「てるてるソング」 小野塚テルの一日一冊一感動『感動の仕入れ!』日記

毎日の読書、映画、グルメ、流し、人との出会いなど様々なものから感動を得ています。特に本は年間300~400冊読破します。人々を『感』させ『動』に導き、『感する人』になるようにそのエッセンスを紹介しています。

「つながり過ぎた世界の先に」(マルクス・ガブリエル)

このタイトル、そのとおりだね。今の時代はありとあらゆるものがつながっているよね。つながり過ぎているいるかもしれないよね。東海道線だって湘南新宿ライン」「上野東京ラインになったしね。つながり過ぎたその先には何があるのだろう!?(・∀・)

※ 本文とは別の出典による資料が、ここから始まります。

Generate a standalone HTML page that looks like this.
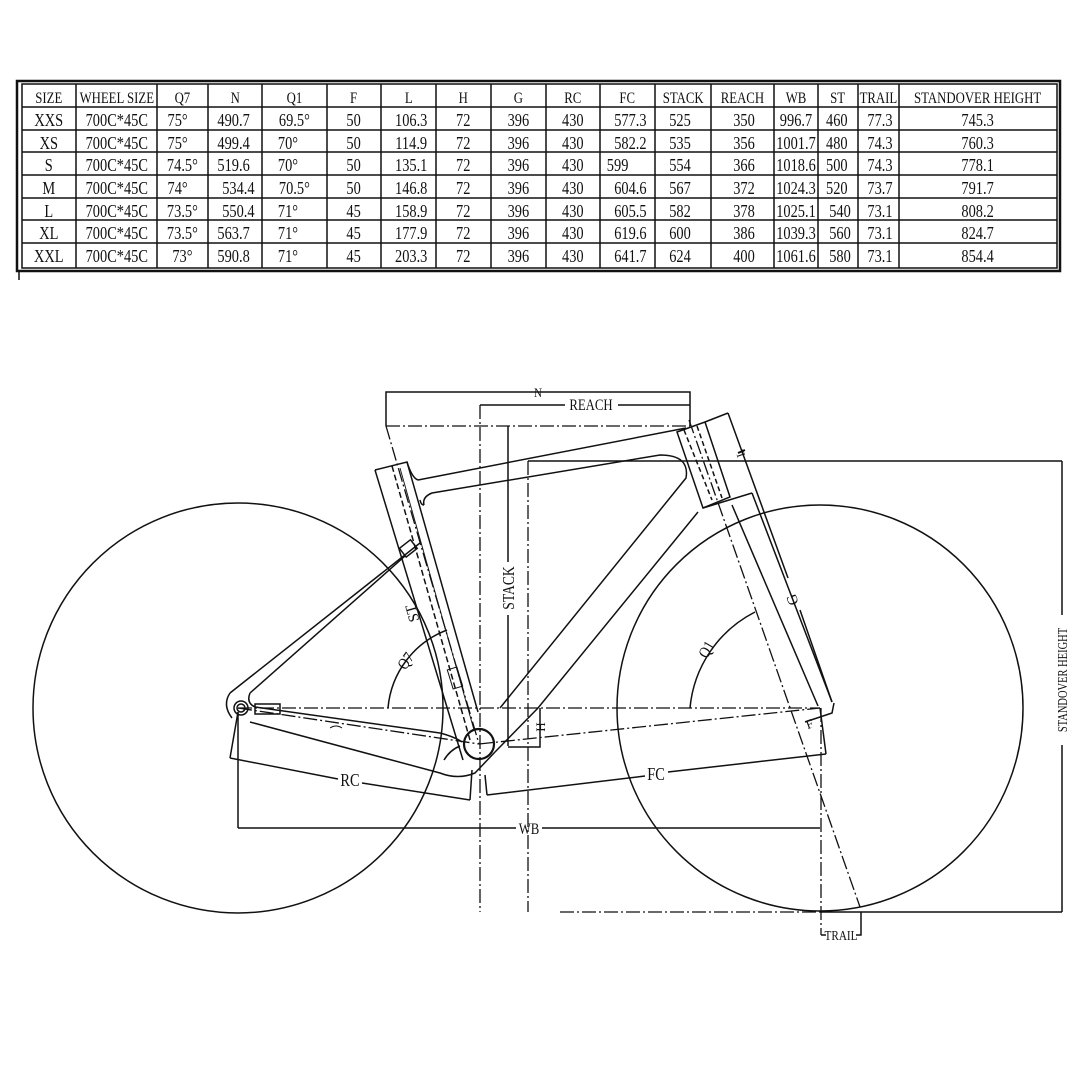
<!DOCTYPE html>
<html><head><meta charset="utf-8"><style>
html,body{margin:0;padding:0;background:#fff}
svg{display:block}
text{font-family:"Liberation Serif",serif;fill:#111}
</style></head><body>
<svg width="1080" height="1080" viewBox="0 0 1080 1080" xmlns="http://www.w3.org/2000/svg">
<rect width="1080" height="1080" fill="#fff"/>
<!-- TABLE -->
<g stroke="#111" fill="none">
<rect x="17" y="81" width="1043" height="190" stroke-width="2.5"/>
<rect x="22" y="84" width="1035" height="184" stroke-width="1.5"/>
<g stroke-width="1.5">
<line x1="22" y1="107" x2="1057" y2="107"/><line x1="22" y1="130" x2="1057" y2="130"/>
<line x1="22" y1="152" x2="1057" y2="152"/><line x1="22" y1="175" x2="1057" y2="175"/>
<line x1="22" y1="198" x2="1057" y2="198"/><line x1="22" y1="220" x2="1057" y2="220"/>
<line x1="22" y1="243" x2="1057" y2="243"/>
<line x1="76" y1="84" x2="76" y2="268"/><line x1="157" y1="84" x2="157" y2="268"/>
<line x1="208" y1="84" x2="208" y2="268"/><line x1="262" y1="84" x2="262" y2="268"/>
<line x1="327" y1="84" x2="327" y2="268"/><line x1="381" y1="84" x2="381" y2="268"/>
<line x1="436" y1="84" x2="436" y2="268"/><line x1="491" y1="84" x2="491" y2="268"/>
<line x1="546" y1="84" x2="546" y2="268"/><line x1="600" y1="84" x2="600" y2="268"/>
<line x1="655" y1="84" x2="655" y2="268"/><line x1="711" y1="84" x2="711" y2="268"/>
<line x1="774" y1="84" x2="774" y2="268"/><line x1="818" y1="84" x2="818" y2="268"/>
<line x1="858" y1="84" x2="858" y2="268"/><line x1="899" y1="84" x2="899" y2="268"/>
</g>
<line x1="19" y1="271" x2="19" y2="280" stroke-width="1.5"/>
</g>
<g font-size="16" text-anchor="middle" transform="scale(0.8,1)">
<text x="61" y="103">SIZE</text><text x="146" y="103">WHEEL SIZE</text><text x="228" y="103">Q7</text>
<text x="294" y="103">N</text><text x="368" y="103">Q1</text><text x="442" y="103">F</text>
<text x="511" y="103">L</text><text x="579" y="103">H</text><text x="648" y="103">G</text>
<text x="716" y="103">RC</text><text x="784" y="103">FC</text><text x="854" y="103">STACK</text>
<text x="928" y="103">REACH</text><text x="995" y="103">WB</text><text x="1047" y="103">ST</text>
<text x="1098" y="103">TRAIL</text><text x="1222" y="103">STANDOVER HEIGHT</text>
</g>
<g font-size="18" text-anchor="middle" transform="scale(0.8,1)">
<g><text x="61" y="126">XXS</text><text x="61" y="149">XS</text><text x="61" y="171">S</text><text x="61" y="194">M</text><text x="61" y="217">L</text><text x="61" y="239">XL</text><text x="61" y="262">XXL</text></g>
<g><text x="146" y="126">700C*45C</text><text x="146" y="149">700C*45C</text><text x="146" y="171">700C*45C</text><text x="146" y="194">700C*45C</text><text x="146" y="217">700C*45C</text><text x="146" y="239">700C*45C</text><text x="146" y="262">700C*45C</text></g>
<g><text x="222" y="126">75°</text><text x="222" y="149">75°</text><text x="228" y="171">74.5°</text><text x="222" y="194">74°</text><text x="228" y="217">73.5°</text><text x="228" y="239">73.5°</text><text x="228" y="262">73°</text></g>
<g><text x="292" y="126">490.7</text><text x="292" y="149">499.4</text><text x="292" y="171">519.6</text><text x="298" y="194">534.4</text><text x="298" y="217">550.4</text><text x="292" y="239">563.7</text><text x="292" y="262">590.8</text></g>
<g><text x="368" y="126">69.5°</text><text x="360" y="149">70°</text><text x="360" y="171">70°</text><text x="368" y="194">70.5°</text><text x="360" y="217">71°</text><text x="360" y="239">71°</text><text x="360" y="262">71°</text></g>
<g><text x="442" y="126">50</text><text x="442" y="149">50</text><text x="442" y="171">50</text><text x="442" y="194">50</text><text x="442" y="217">45</text><text x="442" y="239">45</text><text x="442" y="262">45</text></g>
<g><text x="514" y="126">106.3</text><text x="514" y="149">114.9</text><text x="514" y="171">135.1</text><text x="514" y="194">146.8</text><text x="514" y="217">158.9</text><text x="514" y="239">177.9</text><text x="514" y="262">203.3</text></g>
<g><text x="579" y="126">72</text><text x="579" y="149">72</text><text x="579" y="171">72</text><text x="579" y="194">72</text><text x="579" y="217">72</text><text x="579" y="239">72</text><text x="579" y="262">72</text></g>
<g><text x="648" y="126">396</text><text x="648" y="149">396</text><text x="648" y="171">396</text><text x="648" y="194">396</text><text x="648" y="217">396</text><text x="648" y="239">396</text><text x="648" y="262">396</text></g>
<g><text x="716" y="126">430</text><text x="716" y="149">430</text><text x="716" y="171">430</text><text x="716" y="194">430</text><text x="716" y="217">430</text><text x="716" y="239">430</text><text x="716" y="262">430</text></g>
<g><text x="788" y="126">577.3</text><text x="788" y="149">582.2</text><text x="772" y="171">599</text><text x="788" y="194">604.6</text><text x="788" y="217">605.5</text><text x="788" y="239">619.6</text><text x="788" y="262">641.7</text></g>
<g><text x="850" y="126">525</text><text x="850" y="149">535</text><text x="850" y="171">554</text><text x="850" y="194">567</text><text x="850" y="217">582</text><text x="850" y="239">600</text><text x="850" y="262">624</text></g>
<g><text x="930" y="126">350</text><text x="930" y="149">356</text><text x="930" y="171">366</text><text x="930" y="194">372</text><text x="930" y="217">378</text><text x="930" y="239">386</text><text x="930" y="262">400</text></g>
<g><text x="995" y="126">996.7</text><text x="995" y="149">1001.7</text><text x="995" y="171">1018.6</text><text x="995" y="194">1024.3</text><text x="995" y="217">1025.1</text><text x="995" y="239">1039.3</text><text x="995" y="262">1061.6</text></g>
<g><text x="1046" y="126">460</text><text x="1046" y="149">480</text><text x="1046" y="171">500</text><text x="1046" y="194">520</text><text x="1050" y="217">540</text><text x="1050" y="239">560</text><text x="1050" y="262">580</text></g>
<g><text x="1100" y="126">77.3</text><text x="1100" y="149">74.3</text><text x="1100" y="171">74.3</text><text x="1100" y="194">73.7</text><text x="1100" y="217">73.1</text><text x="1100" y="239">73.1</text><text x="1100" y="262">73.1</text></g>
<g><text x="1222" y="126">745.3</text><text x="1222" y="149">760.3</text><text x="1222" y="171">778.1</text><text x="1222" y="194">791.7</text><text x="1222" y="217">808.2</text><text x="1222" y="239">824.7</text><text x="1222" y="262">854.4</text></g>
</g>

<!-- DIAGRAM -->
<g stroke="#111" fill="none" stroke-width="1.5">
<circle cx="238" cy="708" r="205"/>
<circle cx="820" cy="708" r="203"/>
<circle cx="479" cy="744" r="15" stroke-width="2.2"/>
<g stroke-dasharray="14 3 2 3" stroke-width="1.3">
<line x1="238" y1="708" x2="820" y2="708"/>
<line x1="238" y1="708" x2="479" y2="744"/>
<line x1="479" y1="744" x2="820" y2="708"/>
<line x1="386" y1="426" x2="690" y2="426"/>
<line x1="386" y1="426" x2="479" y2="744"/>
<line x1="480" y1="405" x2="480" y2="912"/>
<line x1="528" y1="461" x2="528" y2="912"/>
<line x1="560" y1="912" x2="820" y2="912"/>
<line x1="821" y1="708" x2="821" y2="935"/>
<line x1="689" y1="420" x2="860" y2="907"/>
</g>
<polyline points="386,426 386,392 690,392 690,426"/>
<line x1="480" y1="405" x2="565" y2="405"/><line x1="618" y1="405" x2="690" y2="405"/>
<line x1="508" y1="426" x2="508" y2="562"/><line x1="508" y1="615" x2="508" y2="746"/>
<line x1="528" y1="461" x2="1062" y2="461"/>
<line x1="1062" y1="461" x2="1062" y2="615"/><line x1="1062" y1="745" x2="1062" y2="912"/>
<line x1="820" y1="912" x2="1062" y2="912"/>
<polyline points="508,747 540,747 540,708"/>
<line x1="238" y1="712" x2="238" y2="828"/>
<line x1="238" y1="828" x2="516" y2="828"/><line x1="542" y1="828" x2="820" y2="828"/>
<line x1="238" y1="712" x2="230" y2="758"/>
<line x1="230" y1="758" x2="338" y2="779"/><line x1="362" y1="783" x2="470" y2="800"/>
<line x1="472" y1="770" x2="470" y2="800"/>
<line x1="485" y1="775" x2="487" y2="795"/>
<line x1="487" y1="795" x2="645" y2="776"/><line x1="668" y1="772" x2="826" y2="754"/>
<line x1="820" y1="708" x2="826" y2="754"/>
<polyline points="821,935 826,935"/><polyline points="856,935 861,935 861,912"/>
<path d="M388,708 A92,92 0 0 1 447,630"/>
<path d="M690,708 A120,120 0 0 1 755,612"/>
<polyline points="375,470 407,462 478,712"/>
<line x1="375" y1="470" x2="463" y2="760"/>
<line x1="392" y1="466" x2="470" y2="740" stroke-dasharray="6 3"/>
<line x1="400" y1="468" x2="474" y2="730" stroke-width="0.9"/>
<path d="M418,480 L686,428"/>
<path d="M407,462 Q412,478 418,480"/>
<path d="M424,505 Q422,497 432,493 L660,455 Q690,455 686,478 L500,708"/>
<path d="M420,500 Q421,505 424,505"/>
<polygon points="677,432 705,422 730,497 703,508"/>
<line x1="684" y1="430" x2="712" y2="500" stroke-dasharray="5 3"/>
<line x1="697" y1="426" x2="722" y2="498" stroke-dasharray="5 3"/>
<line x1="705" y1="422" x2="728" y2="413"/>
<line x1="728" y1="413" x2="788" y2="578"/><line x1="800" y1="610" x2="832" y2="702"/>
<line x1="738" y1="453" x2="745" y2="450" stroke-width="2"/>
<path d="M703,508 L752,493"/>
<path d="M698,512 L538,708 L495,752"/>
<line x1="752" y1="493" x2="832" y2="702"/>
<line x1="732" y1="505" x2="818" y2="706"/>
<polyline points="805,722 832,713 834,703"/>
<line x1="420" y1="543" x2="230" y2="693"/>
<line x1="405" y1="556" x2="250" y2="693"/>
<rect x="401" y="543" width="14" height="11" transform="rotate(-38 408 548)"/>
<path d="M230,693 Q222,705 232,718"/>
<path d="M250,693 Q246,703 255,707"/>
<path d="M255,707 L440,733 Q455,737 462,742"/>
<path d="M250,722 L440,773 Q458,780 475,773 L495,752"/>
<path d="M444,760 Q450,750 460,746"/>
<circle cx="241" cy="708" r="7"/><circle cx="241" cy="708" r="4"/>
<rect x="255" y="704" width="25" height="10"/>
<g stroke-width="1">
<rect x="450" y="668" width="10" height="20" transform="rotate(-17 455 678)"/>
<path d="M330,728 q6,-4 12,0"/>
</g>
</g>
<g text-anchor="middle">
<text transform="translate(538,397) scale(0.85,1)" font-size="13">N</text>
<text transform="translate(591,410) scale(0.8,1)" font-size="16">REACH</text>
<text transform="translate(514,588) rotate(-90) scale(0.8,1)" font-size="17">STACK</text>
<text transform="translate(1067,680) rotate(-90) scale(0.75,1)" font-size="14">STANDOVER HEIGHT</text>
<text transform="translate(350,786) scale(0.8,1)" font-size="18">RC</text>
<text transform="translate(656,780) scale(0.8,1)" font-size="18">FC</text>
<text transform="translate(529,834) scale(0.8,1)" font-size="16">WB</text>
<text transform="translate(841,940) scale(0.8,1)" font-size="14">TRAIL</text>
<text transform="translate(410,664) rotate(-55) scale(0.85,1)" font-size="16">Q7</text>
<text transform="translate(711,652) rotate(-60) scale(0.85,1)" font-size="16">Q1</text>
<text transform="translate(417,612) rotate(-106)" font-size="15">ST</text>
<text transform="translate(797,598) rotate(-110)" font-size="15">G</text>
<text transform="translate(545,727) rotate(-90)" font-size="13">H</text>
<text transform="translate(811,728) rotate(-20)" font-size="13">F</text>
<text transform="translate(744,452) rotate(-110)" font-size="12">L</text>
</g>
</svg>
</body></html>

「新実在論」「新実存主義」「新しい啓蒙」と次々に現代思想を刷新する旗手が、新しい時代のビジョンを示す一冊。そのエッセンスを紹介しよう。
 
 
・COVID-19によるパンデミックにより、世界中が一つの喫緊の問題に取り組まざるを得なくなるという、これまであまり類例のなかった事態が出来(しゅったい)した。人びとが頻繁に行き来する時代ーいわば、人びとが「つながり過ぎた時代」ゆえに起こった災厄に覆われた世界
 
人びと、とくに高齢者が常に感染のリスクに晒され医療が逼迫し、経済活動が制限され、絵画への渡航もままならない。今後の見通しを立てるのが難しく、ともすれば悲観的になってしまうこの状況で、日本人はどのようなビジョンを持ち得るだろうか。
 
・本書でガブリエルは、「つながり」にまつわる三つの問題人とウィルスのつながり」「国と国とのつながり」「個人間のつながり」について自らの見通しを示し、そのうえで倫理資本主義の未来を予見する。
 
COVID-19の蔓延により、おそらく人類史上初めて、世界中で人間の行動の完全な同期化が見られました。すべての人間が、微妙に違うやり方だとはいえ、基本的に同じ行動をとったのです。全員が同時に感染の拡大を防ごうとしたわけです。当初ドイツで起きた最大の変化は、社会の結束が著しく強まったことです。
 
政治的問題というのは、民主主義における、統治のシステムとリーダーシップの有用性がさらにはっきりしたことです。誰が何に責任があるのか、私の権利は何か、私の義務は何か、我々はいかにしてパンデミックと戦うことができるのか、他の天災についてはどうかなどが問われていると述べました。
 
・私はこれまでより遥かに環境に配慮するようになりました。飛行機に乗らなくなりました。6時間の列車の旅に慣れました。ずっとマスクをしていなければなりませんが、電車では仕事ができるし、快適ですよ。個人的にはこの状況を楽しんでいます。ウィルスさえなければ幸せです。驚いたことに、旅行をしたいとも思わないのです。華族と密な時間を過ごし、祖国とじっくり向き合う生活を楽しんでいます。
 
・コロンビアの先住民族であるコギ族がロンドンを訪れたとき。彼らの車がトンネルを通ったとき、彼らは運転手になぜトンネルがあるのですか?」と質問しました。イギリス人の運転手は「より速く目的地に着けるからですよ」と答えた。すると彼らは「そんなばかな。マンチェスターに30分早く着くために山を壊すなんてと行ったのです。できるだけ速く目的地に着くことを効率的と考えるのは間違いではないのか、移動の速度が速すぎるのではないか、と考えさせられます。
 
アメリカ人は文化的に異質なものを理解していると思っていますがアメリカには文化的多様性は存在しないのです。彼らは多様性に非常に弱い。一方、中国人は異なる文化を支配するために、文化的に異質なものを研究することが非常に得意です。彼らは共産主義者なので、異質なものに対する理解を、非倫理的に利用するのです。中国は極めて高いレベルの、大変賢い共産主義者なのです。中国は人種差別的な思想の上に成り立っています。漢民族という概念は非常に人種差別的で、非論理的な概念です。面白いのは、アメリカ人は自分たちが反差別主義者だと信じていますが、実際には差別主義者であり、一方、中国人は明らかに差別主義者であることですこのような二国が接触するとき、激しく対立するわけです。